THQ is not in good shape. That's probably an understatement. Yesterday, the company quietly let it slip in an SEC filing that 240 more staff are being cut, and CEO Brian Farrell is getting his pay cut in half. Today, the third-quarter fiscal results revealed a $56 million loss, which is more than triple last year's Q3 loss of $14.9 million. Sales also dipped a bit, dropping from $314.6 million to $305.4 million.
The company is in the midst of a major realignment and restructuring, which sees it exiting the kids's licensed games category with an increasing focus on fewer, higher quality core titles.

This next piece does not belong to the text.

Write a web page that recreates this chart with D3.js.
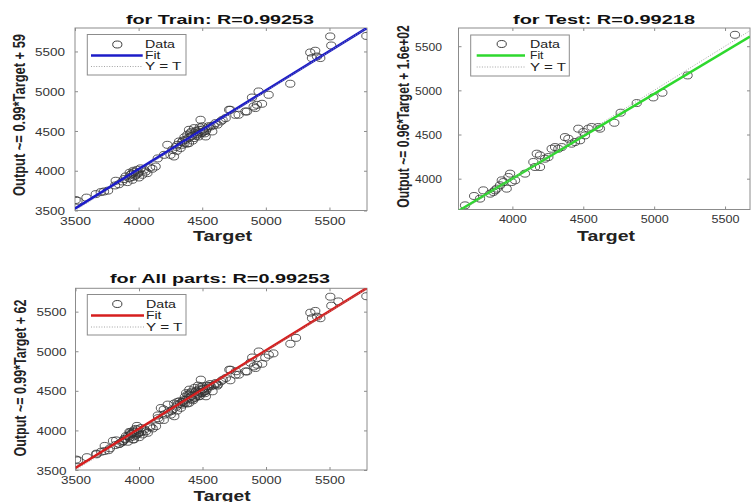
<!DOCTYPE html>
<html><head><meta charset="utf-8">
<script src="https://cdn.jsdelivr.net/npm/d3@7"></script>
<style>
html,body{margin:0;padding:0;background:#fff;}
svg{display:block;font-family:"Liberation Sans",Arial,sans-serif;}
</style></head>
<body><svg id="c" width="753" height="502"></svg>
<script>
// ---------------- data (Target, Output) ----------------
const trainData = [
 [3505,3632],[3520,3622],[3590,3662],[3663,3706],[3702,3731],[3728,3739],[3760,3750],
 [3820,3874],[3815,3815],[3845,3830],[3872,3865],[3898,3928],[3912,3857],[3925,3908],
 [3938,3949],[3951,3886],[3964,3983],[3972,3935],[3977,3949],[3990,4012],[4003,3915],
 [3995,3965],[4015,4030],[4029,3949],[4043,4012],[4055,3990],[4069,3970],[4090,4040],
 [4108,4025],[4134,4053],[4150,4155],[3930,3975],[3885,3895],[3950,3920],[3960,4000],
 [4000,3980],[3945,3960],
 [4226,4326],[4250,4200],[4265,4264],[4278,4179],[4295,4300],[4304,4326],[4318,4368],
 [4330,4285],[4344,4326],[4350,4380],[4360,4345],[4370,4389],[4383,4452],[4390,4410],
 [4396,4348],[4396,4515],[4405,4470],[4409,4431],[4420,4440],[4425,4380],[4436,4411],
 [4436,4536],[4445,4480],[4450,4500],[4462,4461],[4470,4430],[4475,4515],[4480,4490],
 [4487,4641],[4490,4470],[4501,4557],[4505,4520],[4514,4494],[4520,4470],[4527,4431],
 [4530,4500],[4540,4536],[4550,4560],[4566,4557],[4579,4494],[4590,4570],[4605,4599],
 [4620,4580],[4645,4620],[4660,4640],[4684,4662],[4711,4767],[4360,4420],[4340,4360],
 [4380,4340],[4415,4490],[4455,4440],[4500,4480],[4480,4545],[4300,4250],[4200,4200],
 [4721,4766],[4760,4703],[4786,4704],[4839,4745],[4851,4745],[4891,4921],[4904,4808],
 [4917,4788],[4930,4829],[4943,4997],[4970,4842],[5022,4955],[5192,5094],[5349,5487],
 [5388,5509],[5362,5417],[5402,5437],[5428,5417],[5506,5689],[5514,5575],[5790,5695]
];
const testData = [
 [3666,3698],[3730,3804],[3795,3868],[3772,3774],[3866,3849],[3890,3887],[3913,3925],
 [3937,3962],[3972,4019],[3984,4057],[4019,3981],[3960,3887],[3878,3868],[4089,4057],
 [4148,4189],[4172,4283],[4195,4264],[4160,4132],[4195,4132],[4230,4226],[4254,4245],
 [4277,4339],[4301,4358],[4324,4339],[4371,4471],[4395,4452],[4418,4396],[4442,4415],
 [4465,4566],[4501,4528],[4536,4566],[4559,4585],[4606,4585],[4618,4566],[4512,4490],
 [4477,4434],[4348,4358],[4719,4633],[4764,4747],[4877,4856],[4994,4920],[5058,4973],
 [5236,5169],[5570,5629],[3843,3830],[3925,3981],[3995,3962]
];
const allData = trainData.concat(testData);

const panelTitles = ["for Train: R=0.99253", "for Test: R=0.99218", "for All parts: R=0.99253"];
const yLabels = ["Output ~= 0.99*Target + 59", "Output ~= 0.96*Target + 1.6e+02", "Output ~= 0.99*Target + 62"];
const fitSlopes = [0.99, 0.96, 0.99];
const fitIntercepts = [59, 160, 62];
const tickValues = [3500, 4000, 4500, 5000, 5500];
const legendLabels = ["Data", "Fit", "Y = T"];
const fitColors = ["#1c1cc8", "#2ed82e", "#d61e1e"];

// ---------------- layout ----------------
const panels = [
 {data: trainData, box:{l:75,r:367,t:28,b:210.5}, xd:[3500,5795], yd:[3500,5795],
  title:{x:220,y:23.5,w:188}, xlab:{x:222.5,y:240.5,w:59}, ylab:{x:25,y:115,fs:12.9},
  xt:{y:224.5,w:31}, yt:{x:65,w:30},
  leg:{x0:87.3,x1:186,y0:34.5,y1:75,rows:[44.5,55.5,66.5],mk:117.3,l0:91,l1:142.7,tx:145,tw:[30,15.5,36.5]}},
 {data: testData, box:{l:458.5,r:750,t:28,b:209.5}, xd:[3620,5676], yd:[3651,5706],
  title:{x:604,y:24,w:182}, xlab:{x:606,y:240.7,w:58}, ylab:{x:409,y:116.5,fs:12.1},
  xt:{y:223,w:28}, yt:{x:442,w:27},
  leg:{x0:470.7,x1:569.3,y0:35,y1:76,rows:[44,55.5,67],mk:501.7,l0:476.7,l1:525,tx:530,tw:[30,13.5,36]}},
 {data: allData, box:{l:75.5,r:367,t:288.3,b:470}, xd:[3500,5795], yd:[3500,5795],
  title:{x:220,y:283.3,w:220}, xlab:{x:222,y:500.5,w:57}, ylab:{x:26,y:378,fs:12.5},
  xt:{y:483.5,w:30}, yt:{x:66.5,w:30},
  leg:{x0:87.3,x1:186,y0:294.5,y1:335,rows:[304,315.5,327],mk:117.3,l0:91,l1:144,tx:146,tw:[30,15.5,36.5]}}
];

const svg = d3.select("#c");
svg.append("rect").attr("width",753).attr("height",502).attr("fill","#fff");
const defs = svg.append("defs");

panels.forEach((p, i) => {
  const b = p.box;
  const x = d3.scaleLinear().domain(p.xd).range([b.l, b.r]);
  const y = d3.scaleLinear().domain(p.yd).range([b.b, b.t]);
  const xt = tickValues.filter(v => v >= p.xd[0] && v <= p.xd[1]);
  const yt = tickValues.filter(v => v >= p.yd[0] && v <= p.yd[1]);
  const g = svg.append("g");

  defs.append("clipPath").attr("id","clip"+i).append("rect")
    .attr("x",b.l).attr("y",b.t).attr("width",b.r-b.l).attr("height",b.b-b.t);

  // box
  g.append("rect").attr("x",b.l).attr("y",b.t).attr("width",b.r-b.l).attr("height",b.b-b.t)
    .attr("fill","#fff").attr("stroke","#8c8c8c").attr("stroke-width",1);

  // axes (inward ticks on all four sides)
  const styleAxis = sel => { sel.select(".domain").remove(); sel.selectAll(".tick line").attr("stroke","#8c8c8c"); };
  const ax = g.append("g").attr("transform",`translate(0,${b.b})`)
    .call(d3.axisBottom(x).tickValues(xt).tickSizeInner(-3).tickSizeOuter(0).tickFormat(d3.format("d")));
  styleAxis(ax);
  ax.selectAll("text").attr("y", p.xt.y - b.b).attr("dy", null)
    .attr("font-size",11.5).attr("fill","#333")
    .attr("textLength", p.xt.w).attr("lengthAdjust","spacingAndGlyphs");
  const axTop = g.append("g").attr("transform",`translate(0,${b.t})`)
    .call(d3.axisTop(x).tickValues(xt).tickSizeInner(-3).tickSizeOuter(0).tickFormat(""));
  styleAxis(axTop);
  const ay = g.append("g").attr("transform",`translate(${b.l},0)`)
    .call(d3.axisLeft(y).tickValues(yt).tickSizeInner(-3).tickSizeOuter(0).tickFormat(d3.format("d")));
  styleAxis(ay);
  ay.selectAll("text").attr("x", p.yt.x - b.l).attr("dy","0.36em")
    .attr("font-size",11.5).attr("fill","#333")
    .attr("textLength", p.yt.w).attr("lengthAdjust","spacingAndGlyphs");
  const ayR = g.append("g").attr("transform",`translate(${b.r},0)`)
    .call(d3.axisRight(y).tickValues(yt).tickSizeInner(-3).tickSizeOuter(0).tickFormat(""));
  styleAxis(ayR);

  const plot = g.append("g").attr("clip-path",`url(#clip${i})`);
  // data circles
  plot.selectAll("ellipse").data(p.data).enter().append("ellipse")
    .attr("cx", d => x(d[0])).attr("cy", d => y(d[1]))
    .attr("rx",4.6).attr("ry",3.5)
    .attr("fill","none").attr("stroke","#333").attr("stroke-opacity",0.85).attr("stroke-width",0.95);
  // fit line
  const m = fitSlopes[i], c = fitIntercepts[i];
  const line = d3.line().x(d => x(d[0])).y(d => y(d[1]));
  plot.append("path").datum(p.xd.map(t => [t, m*t + c])).attr("d", line)
    .attr("stroke", fitColors[i]).attr("stroke-width",2.6).attr("fill","none");
  // Y = T line
  plot.append("path").datum(p.xd.map(t => [t, t])).attr("d", line)
    .attr("stroke","#9a9a9a").attr("stroke-width",0.9).attr("stroke-dasharray","1,1.6").attr("fill","none");

  // title
  g.append("text").attr("x",p.title.x).attr("y",p.title.y).attr("text-anchor","middle")
    .attr("font-size",13).attr("font-weight","bold").attr("fill","#111")
    .attr("textLength",p.title.w).attr("lengthAdjust","spacingAndGlyphs").text(panelTitles[i]);
  // x label
  g.append("text").attr("x",p.xlab.x).attr("y",p.xlab.y).attr("text-anchor","middle")
    .attr("font-size",14).attr("font-weight","bold").attr("fill","#222")
    .attr("textLength",p.xlab.w).attr("lengthAdjust","spacingAndGlyphs").text("Target");
  // y label (natural width, glyphs stretched across the axis like the reference)
  g.append("text").attr("transform",`translate(${p.ylab.x},${p.ylab.y}) rotate(-90) scale(1,1.3)`)
    .attr("text-anchor","middle").attr("font-size",p.ylab.fs).attr("font-weight","bold").attr("fill","#222")
    .text(yLabels[i]);

  // legend
  const L = p.leg;
  const lg = g.append("g");
  lg.append("rect").attr("x",L.x0).attr("y",L.y0).attr("width",L.x1-L.x0).attr("height",L.y1-L.y0)
    .attr("fill","#fff").attr("stroke","#8c8c8c").attr("stroke-width",1);
  lg.append("ellipse").attr("cx",L.mk).attr("cy",L.rows[0]).attr("rx",4.6).attr("ry",3.5)
    .attr("fill","none").attr("stroke","#333").attr("stroke-width",0.95);
  lg.append("line").attr("x1",L.l0).attr("x2",L.l1).attr("y1",L.rows[1]).attr("y2",L.rows[1])
    .attr("stroke",fitColors[i]).attr("stroke-width",2.6);
  lg.append("line").attr("x1",L.l0).attr("x2",L.l1).attr("y1",L.rows[2]).attr("y2",L.rows[2])
    .attr("stroke","#9a9a9a").attr("stroke-width",0.9).attr("stroke-dasharray","1,1.6");
  legendLabels.forEach((t, k) => {
    lg.append("text").attr("x",L.tx).attr("y",L.rows[k]).attr("dy","0.36em")
      .attr("font-size",10.5).attr("fill","#222")
      .attr("textLength",L.tw[k]).attr("lengthAdjust","spacingAndGlyphs").text(t);
  });
});
</script>
</body></html>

"As part of this business realignment, the company is implementing plans to streamline its organization and cost structure to support what will be a smaller company positioned for sustained profitability. The company currently expects these actions will result in a reduction of selling, general and administrative expenses and product development expenditures totaling approximately $160 million from its annualized run rate," THQ stated.
So what went wrong in Q3? THQ noted that earnings from Saints Row: The Third and WWE ’12 were "offset by poor results for uDraw hardware and software. Lower uDraw revenue, high inventory reserves, price protection, and concessions at retail had an approximate $33.0 million impact on the company’s operating income in the quarter."
The publisher was sure to remind everyone that Saints Row is the largest owned-IP launch in THQ’s history and THQ expects to ship between five and six million units over the life of the title.
Importantly, THQ is also making some progress in digital, as THQ’s digital revenues for the third quarter of 2012 were more than double those in the year-ago quarter, and digital revenues for the nine-month period were 81 percent higher than a year ago.
“Saints Row: The Third and WWE ’12 demonstrate the strengths of THQ’s core gaming capabilities. These titles performed at or better than the expectations we shared during our last investor conference call, driven by favorable critical reviews, community engagement and outstanding marketing efforts,” said Brian Farrell, THQ President and Chief Executive Officer. “Sales of the uDraw GameTablet and related software, and other titles in the kids, family and casual category were far weaker than anticipated, substantially reducing our financial results for the quarter.”
“We have since concluded an extensive review of our operations to realign our business, focusing on our key franchises with the most potential,” continued Farrell. “We are implementing a plan to bring costs in line with our lower anticipated level of revenue. With our focused product plan, leaner cost structure, cash balance, and existing credit facility, we believe the company has adequate resources to execute on our plan and deliver on our strong multi-year pipeline of games.”